Anche tu ce l’hai con i giudici?
«Io consiglierei a chiunque di farsi uno stage di un paio di mesi in carcere per vedere come funziona la macchina giudiziaria. Per alcuni anni le sparate di Sgarbi contro la magistratura sono state per me il solo balsamo sul cuore».
Torniamo ai voltagabbana?
«Voltare gabbana è un movimento di fondo. Dovuto alla debolezza del rapporto fra elettore ed eletto e alla promiscuità degli intellettuali che se ne stanno lì ad aspettare prebende. Gli intellettuali italiani sono chierici, persone abituate agli onori, che vogliono il conforto del consenso. Vedere uomini intelligenti che dicono delle panzane per fare piacere a chi li ascolta mi manda al manicomio».
A chi stai pensando?
«A Umberto Eco, a Nanni Moretti, a Eugenio Scalfari, a Furio Colombo. Come si fa a titolare “D’ora in poi i reati li decide Berlusconi”?».

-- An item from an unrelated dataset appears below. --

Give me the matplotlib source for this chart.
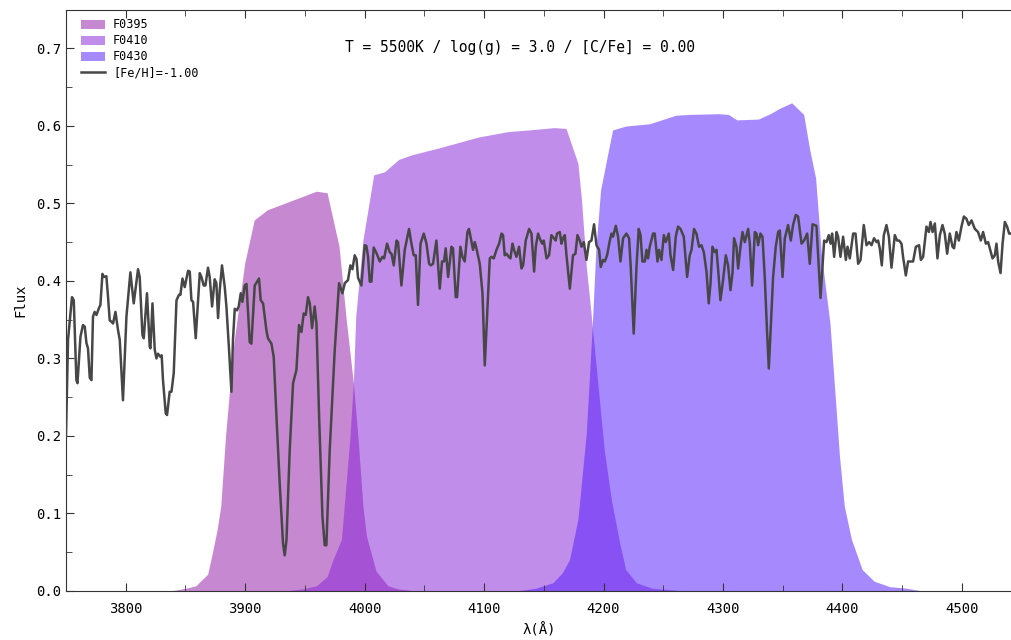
import matplotlib
matplotlib.use("Agg")
import matplotlib.pyplot as plt
from matplotlib.ticker import MultipleLocator

plt.rcParams['font.family'] = ['DejaVu Sans Mono', 'DejaVu Sans']

# ---------------- data ----------------
spec_wave = [3750.0, 3751.7, 3755.0, 3756.5, 3758.7, 3759.6, 3762.1, 3764.2, 3765.7, 3767.1,
             3768.4, 3769.9, 3771.3, 3772.6, 3774.0, 3775.5, 3777.6, 3778.8, 3780.5, 3781.8,
             3783.8, 3785.2, 3786.6, 3788.3, 3789.4, 3791.4, 3793.6, 3795.0, 3797.7, 3800.6,
             3803.9, 3806.7, 3810.3, 3811.7, 3814.0, 3815.1, 3817.8, 3820.1, 3820.7, 3822.4,
             3824.3, 3825.7, 3827.0, 3829.1, 3830.1, 3831.2, 3833.5, 3834.6, 3836.8, 3838.3,
             3840.2, 3842.5, 3844.6, 3845.8, 3847.5, 3849.4, 3852.2, 3853.6, 3855.0, 3856.4,
             3858.6, 3862.0, 3863.4, 3865.3, 3866.7, 3868.9, 3870.3, 3872.3, 3874.5, 3875.9,
             3877.3, 3878.7, 3880.6, 3882.9, 3884.3, 3886.5, 3888.5, 3889.8, 3891.3, 3893.2,
             3894.6, 3896.3, 3897.7, 3899.6, 3901.1, 3903.8, 3905.2, 3908.0, 3911.6, 3913.0,
             3915.0, 3917.8, 3919.1, 3922.0, 3923.9, 3926.2, 3928.9, 3931.7, 3933.1, 3934.6,
             3937.3, 3940.1, 3942.9, 3945.1, 3947.1, 3949.0, 3950.7, 3952.6, 3954.1, 3956.0,
             3958.2, 3959.7, 3961.9, 3964.7, 3966.6, 3968.0, 3970.8, 3975.0, 3978.6, 3981.4,
             3983.4, 3986.1, 3988.1, 3989.8, 3991.7, 3993.2, 3994.5, 3997.3, 4000.1, 4001.5,
             4002.9, 4004.3, 4005.7, 4007.6, 4009.9, 4012.7, 4014.9, 4016.3, 4018.8, 4021.0,
             4022.5, 4024.4, 4026.7, 4028.0, 4030.8, 4033.6, 4037.2, 4039.2, 4041.1, 4042.8,
             4044.7, 4046.8, 4049.5, 4051.8, 4054.0, 4055.4, 4057.3, 4060.1, 4062.9, 4064.8,
             4066.5, 4067.9, 4069.9, 4072.7, 4074.0, 4076.3, 4077.4, 4080.2, 4081.9, 4083.8,
             4086.1, 4087.4, 4089.5, 4090.8, 4092.2, 4093.6, 4096.4, 4098.7, 4100.6, 4102.5,
             4104.8, 4106.2, 4108.1, 4110.4, 4112.6, 4114.6, 4115.9, 4117.3, 4118.8, 4120.7,
             4122.1, 4123.8, 4125.1, 4127.1, 4129.3, 4131.3, 4132.7, 4134.9, 4137.7, 4139.7,
             4141.9, 4143.3, 4145.2, 4146.6, 4148.6, 4150.0, 4152.3, 4154.4, 4156.4, 4158.4,
             4160.0, 4161.1, 4163.4, 4164.8, 4166.1, 4167.6, 4169.0, 4171.8, 4174.5, 4176.5,
             4178.2, 4180.1, 4181.6, 4183.5, 4185.7, 4187.9, 4189.9, 4192.1, 4194.1, 4196.3,
             4197.7, 4199.6, 4201.1, 4203.0, 4205.3, 4206.7, 4208.0, 4210.3, 4212.2, 4214.2,
             4216.4, 4219.2, 4221.4, 4222.8, 4225.3, 4227.6, 4229.5, 4231.0, 4232.6, 4234.6,
             4236.0, 4237.3, 4238.7, 4241.5, 4242.9, 4245.2, 4246.5, 4248.5, 4250.5, 4252.1,
             4254.7, 4256.1, 4258.3, 4260.5, 4262.4, 4264.5, 4267.2, 4270.0, 4272.2, 4273.7,
             4275.8, 4277.8, 4280.0, 4282.0, 4284.0, 4286.2, 4288.1, 4289.6, 4291.2, 4293.2,
             4294.6, 4295.9, 4297.9, 4300.1, 4302.4, 4304.3, 4306.3, 4308.0, 4309.3, 4311.3,
             4312.7, 4314.7, 4316.4, 4318.3, 4321.1, 4322.5, 4324.4, 4326.7, 4328.1, 4329.4,
             4331.4, 4333.1, 4335.0, 4337.0, 4338.4, 4339.8, 4342.0, 4344.2, 4346.2, 4347.6,
             4349.9, 4351.8, 4354.5, 4356.8, 4358.7, 4361.0, 4362.9, 4365.8, 4367.9, 4370.5,
             4372.7, 4375.0, 4378.3, 4381.7, 4384.7, 4386.7, 4388.6, 4390.1, 4391.4, 4393.1,
             4395.1, 4396.4, 4398.4, 4400.6, 4402.9, 4404.3, 4406.2, 4409.0, 4411.0, 4413.2,
             4415.2, 4417.9, 4420.2, 4422.4, 4424.4, 4426.5, 4428.6, 4429.9, 4431.3, 4433.0,
             4434.7, 4436.9, 4438.9, 4441.1, 4443.9, 4445.8, 4447.5, 4449.5, 4450.8, 4453.1,
             4455.0, 4457.0, 4459.2, 4461.5, 4464.2, 4465.7, 4467.6, 4470.4, 4472.4, 4473.8,
             4475.5, 4477.4, 4479.6, 4481.6, 4483.8, 4485.7, 4487.7, 4489.9, 4492.2, 4493.5,
             4495.5, 4497.5, 4499.7, 4501.7, 4503.9, 4505.8, 4508.1, 4510.9, 4513.6, 4515.9,
             4517.8, 4520.1, 4522.0, 4523.4, 4525.7, 4527.6, 4529.0, 4530.4, 4532.4, 4534.1,
             4536.0, 4537.9, 4539.6, 4541.6, 4545.0]
spec_flux = [0.200, 0.324, 0.379, 0.375, 0.272, 0.268, 0.328, 0.343, 0.341, 0.320,
             0.313, 0.275, 0.272, 0.354, 0.360, 0.356, 0.365, 0.369, 0.409, 0.405,
             0.406, 0.379, 0.349, 0.347, 0.345, 0.360, 0.336, 0.324, 0.246, 0.354,
             0.411, 0.371, 0.415, 0.405, 0.330, 0.326, 0.384, 0.315, 0.313, 0.371,
             0.311, 0.300, 0.306, 0.302, 0.304, 0.272, 0.229, 0.227, 0.257, 0.257,
             0.281, 0.375, 0.382, 0.382, 0.403, 0.392, 0.413, 0.412, 0.375, 0.373,
             0.326, 0.410, 0.405, 0.394, 0.394, 0.417, 0.405, 0.367, 0.402, 0.397,
             0.352, 0.388, 0.420, 0.392, 0.367, 0.311, 0.257, 0.324, 0.364, 0.362,
             0.367, 0.384, 0.373, 0.394, 0.396, 0.321, 0.319, 0.394, 0.403, 0.375,
             0.371, 0.336, 0.326, 0.319, 0.302, 0.225, 0.139, 0.061, 0.046, 0.066,
             0.182, 0.268, 0.285, 0.343, 0.334, 0.358, 0.356, 0.379, 0.371, 0.339,
             0.367, 0.345, 0.225, 0.096, 0.059, 0.059, 0.182, 0.311, 0.397, 0.384,
             0.397, 0.401, 0.420, 0.415, 0.433, 0.428, 0.404, 0.394, 0.446, 0.445,
             0.431, 0.399, 0.399, 0.443, 0.436, 0.425, 0.431, 0.429, 0.448, 0.437,
             0.435, 0.420, 0.452, 0.450, 0.394, 0.440, 0.467, 0.448, 0.433, 0.433,
             0.369, 0.448, 0.461, 0.448, 0.422, 0.420, 0.422, 0.452, 0.390, 0.425,
             0.425, 0.442, 0.405, 0.444, 0.442, 0.379, 0.379, 0.444, 0.431, 0.425,
             0.463, 0.467, 0.450, 0.440, 0.450, 0.442, 0.422, 0.384, 0.291, 0.354,
             0.429, 0.431, 0.429, 0.440, 0.448, 0.461, 0.459, 0.433, 0.435, 0.431,
             0.429, 0.448, 0.440, 0.431, 0.444, 0.416, 0.420, 0.452, 0.467, 0.461,
             0.412, 0.444, 0.461, 0.455, 0.448, 0.452, 0.429, 0.433, 0.459, 0.455,
             0.452, 0.461, 0.463, 0.448, 0.455, 0.459, 0.433, 0.390, 0.433, 0.435,
             0.459, 0.452, 0.444, 0.450, 0.427, 0.450, 0.452, 0.473, 0.446, 0.440,
             0.418, 0.427, 0.425, 0.433, 0.452, 0.461, 0.457, 0.471, 0.457, 0.425,
             0.455, 0.461, 0.455, 0.418, 0.332, 0.418, 0.467, 0.459, 0.425, 0.425,
             0.440, 0.429, 0.444, 0.461, 0.461, 0.425, 0.440, 0.427, 0.459, 0.450,
             0.461, 0.433, 0.414, 0.457, 0.470, 0.467, 0.457, 0.405, 0.433, 0.440,
             0.467, 0.461, 0.444, 0.446, 0.437, 0.412, 0.371, 0.397, 0.444, 0.437,
             0.440, 0.416, 0.375, 0.401, 0.433, 0.420, 0.388, 0.410, 0.455, 0.444,
             0.416, 0.444, 0.463, 0.450, 0.467, 0.448, 0.394, 0.463, 0.461, 0.446,
             0.461, 0.457, 0.405, 0.332, 0.287, 0.332, 0.405, 0.444, 0.463, 0.465,
             0.405, 0.455, 0.472, 0.452, 0.472, 0.485, 0.483, 0.448, 0.452, 0.461,
             0.422, 0.473, 0.471, 0.378, 0.452, 0.450, 0.459, 0.448, 0.461, 0.431,
             0.463, 0.457, 0.431, 0.457, 0.427, 0.444, 0.429, 0.461, 0.461, 0.422,
             0.427, 0.472, 0.446, 0.450, 0.446, 0.455, 0.450, 0.452, 0.442, 0.420,
             0.459, 0.472, 0.457, 0.417, 0.459, 0.452, 0.452, 0.448, 0.431, 0.407,
             0.425, 0.425, 0.425, 0.444, 0.446, 0.427, 0.431, 0.470, 0.463, 0.476,
             0.463, 0.474, 0.429, 0.459, 0.472, 0.461, 0.435, 0.461, 0.444, 0.442,
             0.463, 0.452, 0.470, 0.483, 0.480, 0.472, 0.478, 0.467, 0.463, 0.452,
             0.463, 0.448, 0.450, 0.442, 0.429, 0.433, 0.448, 0.425, 0.410, 0.448,
             0.476, 0.470, 0.461, 0.461, 0.455]

f0395_wave = [3840, 3851, 3859, 3869, 3873, 3877, 3880, 3884, 3888, 3891, 3900, 3908,
              3919, 3960, 3969, 3979, 3985, 3991, 3995, 3999, 4002, 4010, 4020, 4029, 4040]
f0395_thr = [0.0, 0.003, 0.006, 0.021, 0.049, 0.079, 0.109, 0.20, 0.27, 0.32, 0.422, 0.478,
             0.491, 0.515, 0.513, 0.444, 0.350, 0.268, 0.195, 0.109, 0.070, 0.025, 0.006, 0.002, 0.0]

f0410_wave = [3937, 3948, 3960, 3969, 3974, 3981, 3988, 3991, 3993, 3999, 4008, 4017,
              4029, 4040, 4063, 4096, 4121, 4138, 4159, 4169, 4179, 4182, 4186, 4190,
              4191, 4197, 4201, 4207, 4214, 4219, 4228, 4241, 4264]
f0410_thr = [0.0, 0.002, 0.006, 0.018, 0.040, 0.066, 0.195, 0.268, 0.354, 0.452, 0.536, 0.540,
             0.556, 0.562, 0.571, 0.585, 0.592, 0.594, 0.597, 0.596, 0.551, 0.504, 0.418, 0.358,
             0.341, 0.246, 0.182, 0.117, 0.061, 0.027, 0.010, 0.003, 0.0]

f0430_wave = [4130, 4144, 4158, 4166, 4172, 4179, 4186, 4191, 4194, 4198, 4208, 4219,
              4239, 4253, 4261, 4272, 4297, 4305, 4312, 4330, 4340, 4348, 4358, 4368,
              4373, 4378, 4383, 4390, 4394, 4398, 4402, 4408, 4417, 4427, 4440, 4454, 4465]
f0430_thr = [0.0, 0.003, 0.010, 0.023, 0.040, 0.092, 0.203, 0.341, 0.440, 0.517, 0.594, 0.599,
             0.602, 0.609, 0.613, 0.614, 0.615, 0.614, 0.607, 0.608, 0.615, 0.622, 0.629, 0.614,
             0.569, 0.532, 0.431, 0.345, 0.259, 0.173, 0.109, 0.066, 0.027, 0.012, 0.005, 0.003, 0.0]

filter_names = ["F0395", "F0410", "F0430"]
filter_colors = ["#8f15a5", "#851dd7", "#4f17fd"]
spec_label = "[Fe/H]=-1.00"
title_text = "T = 5500K / log(g) = 3.0 / [C/Fe] = 0.00"

# ---------------- plot ----------------
fig = plt.figure(figsize=(10.12, 6.40), dpi=100)
ax = fig.add_axes([66 / 1012, 49 / 640, 946 / 1012, 581.5 / 640])

for w, t, name, col in zip([f0395_wave, f0410_wave, f0430_wave],
                           [f0395_thr, f0410_thr, f0430_thr],
                           filter_names, filter_colors):
    ax.fill_between(w, 0, t, facecolor=col, alpha=0.5, linewidth=0, label=name)

ax.plot(spec_wave, spec_flux, color="#474747", lw=1.8, label=spec_label, zorder=5)

ax.set_xlim(3750, 4542)
ax.set_ylim(0, 0.75)
ax.xaxis.set_major_locator(MultipleLocator(100))
ax.xaxis.set_minor_locator(MultipleLocator(50))
ax.yaxis.set_major_locator(MultipleLocator(0.1))
ax.yaxis.set_minor_locator(MultipleLocator(0.05))
ax.tick_params(which="both", direction="in", top=True, right=False, colors="#333333",
               labelcolor="black", labelsize=10)
ax.tick_params(which="major", length=6)
ax.tick_params(which="minor", length=4)
ax.tick_params(axis="x", which="major", pad=8)
for side in ["left", "bottom", "top"]:
    ax.spines[side].set_color("#333333")
ax.spines["right"].set_visible(False)

ax.set_xlabel("λ(Å)", fontsize=10, labelpad=5)
ax.set_ylabel("Flux", fontsize=10, labelpad=6)
ax.text(0.48, 0.934, title_text, transform=ax.transAxes, ha="center", va="center",
        fontsize=10.5)

leg = ax.legend(loc="upper left", bbox_to_anchor=(0.006, 1.0), frameon=False, fontsize=8.5,
                handlelength=2.1, handleheight=0.8, handletextpad=0.65, labelspacing=0.25,
                borderaxespad=0.35)

fig.savefig("out.png", dpi=100)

Beh, la legge sul falso in bilancio…
«La legge del falso in bilancio la stava facendo pari pari Vincenzo Visco».
Mastella dice che non torna da Berlusconi solo per paura delle critiche. Voltagabbana e codardo?
«“Franza e spagna purché se magna”. Mastella è la mediazione intelligente fra le sue tribù sannitiche e il potere centrale. Voltagabbanismo semmai l’ho visto attorno a Craxi. Questa cosa italiana di dare calci all’uomo ferito è insopportabile».
Giuliano Amato?
«E altri. Sono spregevoli quelli che lo fanno in forma mondana».
La Ripa di Meana?
«Il Ripa di Meana. Quelli che stavano intorno a Craxi, facevano a cazzotti per incontrarlo di straforo e si sono liquefatti sparando sul cadavere. Come Martelli che a forza di prendere le distanze si è rifatto una verginità che non è servita assolutamente a nulla. Come Signorile. Che prima mi coinvolse nel caso Moro e poi al giudice negò di avermi mai visto. Per carità di patria non cito le dodici volte che ci siamo incontrati a casa di Jimmy Hazan, brasseur d’affari dell’Iri e a casa di Livio Zanetti».
Altri voltagabbana?
«Irene Pivetti. Le ha anche detto male. Lasciando la Lega e coloro che le avevano dato il potere di essere la più giovane presidente della Camera ha perso la sua anima. Oggi non è più nessuno. Come Scognamiglio».